An Experimental Comparison of Partitioning Strategies for Distributed Graph Neural Network Training
Nikolai Merkel, Daniel Stoll, Ruben Mayer, Hans-Arno Jacobsen
TL;DR
The paper addresses the challenge of efficiently training graph neural networks on large graphs by examining graph partitioning as a core optimization for distributed GNN training. It compares edge-partitioned (DistGNN) and vertex-partitioned (DistDGL) systems across 12 partitioners, multiple GNN models, and graph types, showing that high-quality partitioning can yield substantial speedups (up to about 10x) and major memory savings (up to ~85%), with partitioning time often amortized by faster training. Key insights reveal that replication factor and vertex balance critically shape communication and memory overhead, and that GNN hyper-parameters and scale-out influence partitioning effectiveness in distinct ways for edge vs. vertex partitioning.

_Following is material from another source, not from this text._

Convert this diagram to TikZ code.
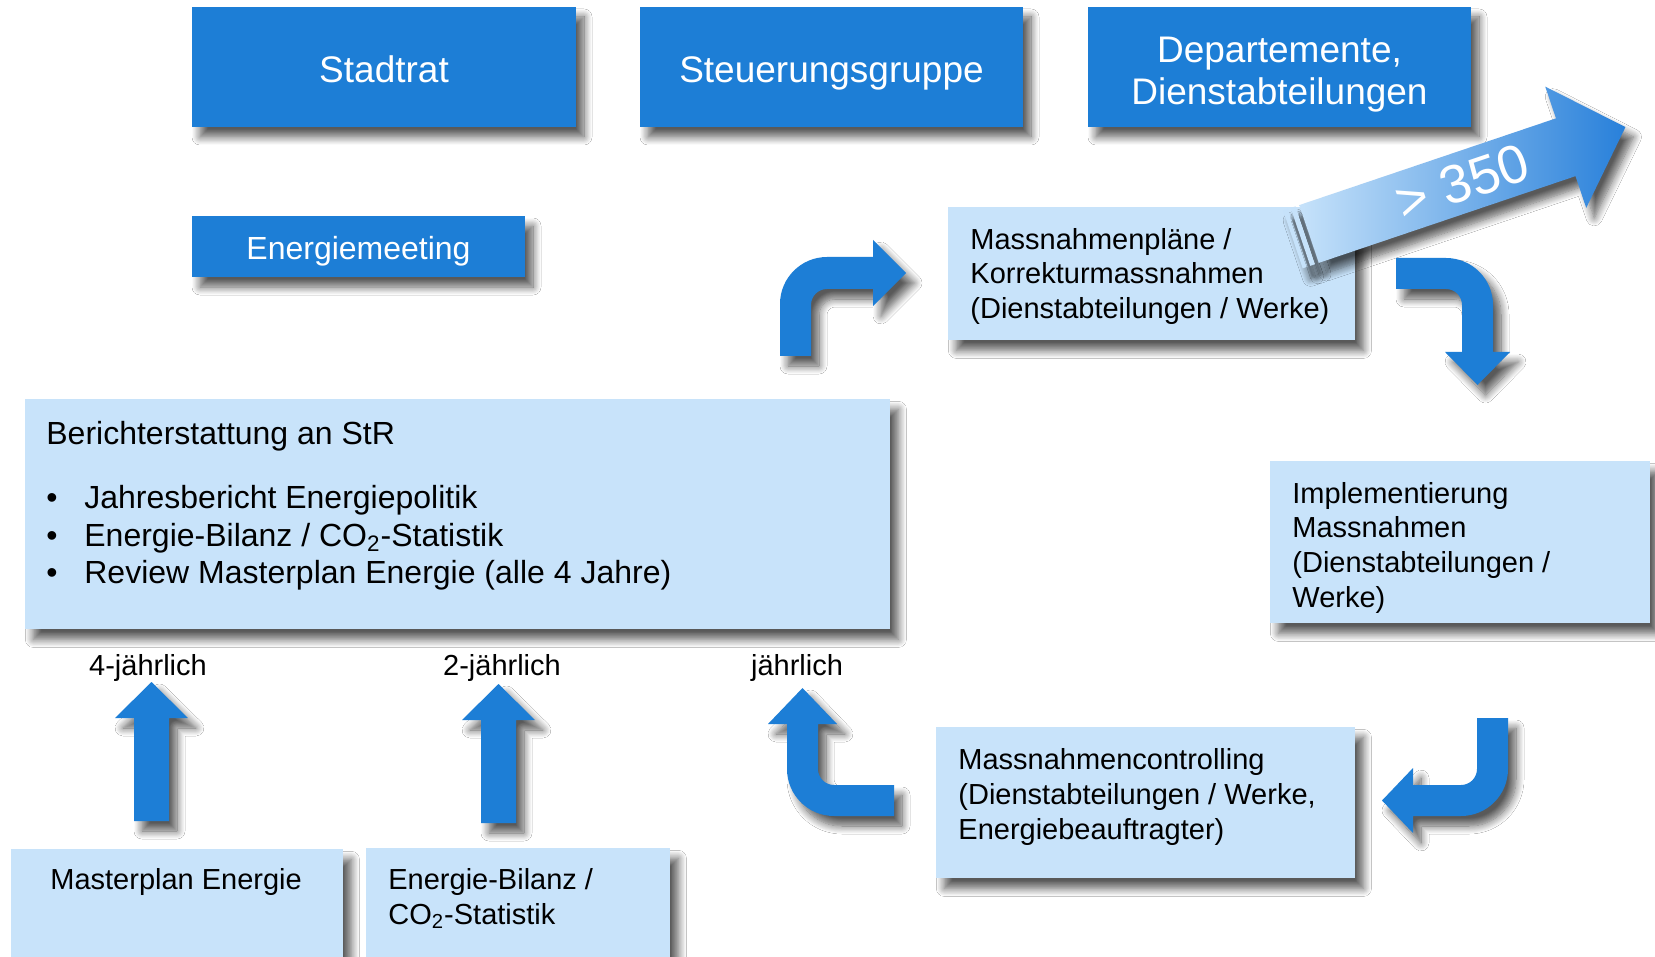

The findings advocate integrating partitioning-aware strategies into production GNN pipelines and encourage further research into partitioners tailored to the peculiarities of GNN workloads.
Abstract
Recently, graph neural networks (GNNs) have gained much attention as a growing area of deep learning capable of learning on graph-structured data. However, the computational and memory requirements for training GNNs on large-scale graphs make it necessary to distribute the training. A prerequisite for distributed GNN training is to partition the input graph into smaller parts that are distributed among multiple machines of a compute cluster. Although graph partitioning has been studied with regard to graph analytics and graph databases, its effect on GNN training performance is largely unexplored. As a consequence, it is unclear whether investing computational efforts into high-quality graph partitioning would pay off in GNN training scenarios. In this paper, we study the effectiveness of graph partitioning for distributed GNN training. Our study aims to understand how different factors such as GNN parameters, mini-batch size, graph type, features size, and scale-out factor influence the effectiveness of graph partitioning. We conduct experiments with two different GNN systems using vertex and edge partitioning. We found that high-quality graph partitioning is a very effective optimization to speed up GNN training and to reduce memory consumption. Furthermore, our results show that invested partitioning time can quickly be amortized by reduced GNN training time, making it a relevant optimization for most GNN scenarios. Compared to research on distributed graph processing, our study reveals that graph partitioning plays an even more significant role in distributed GNN training, which motivates further research on the graph partitioning problem.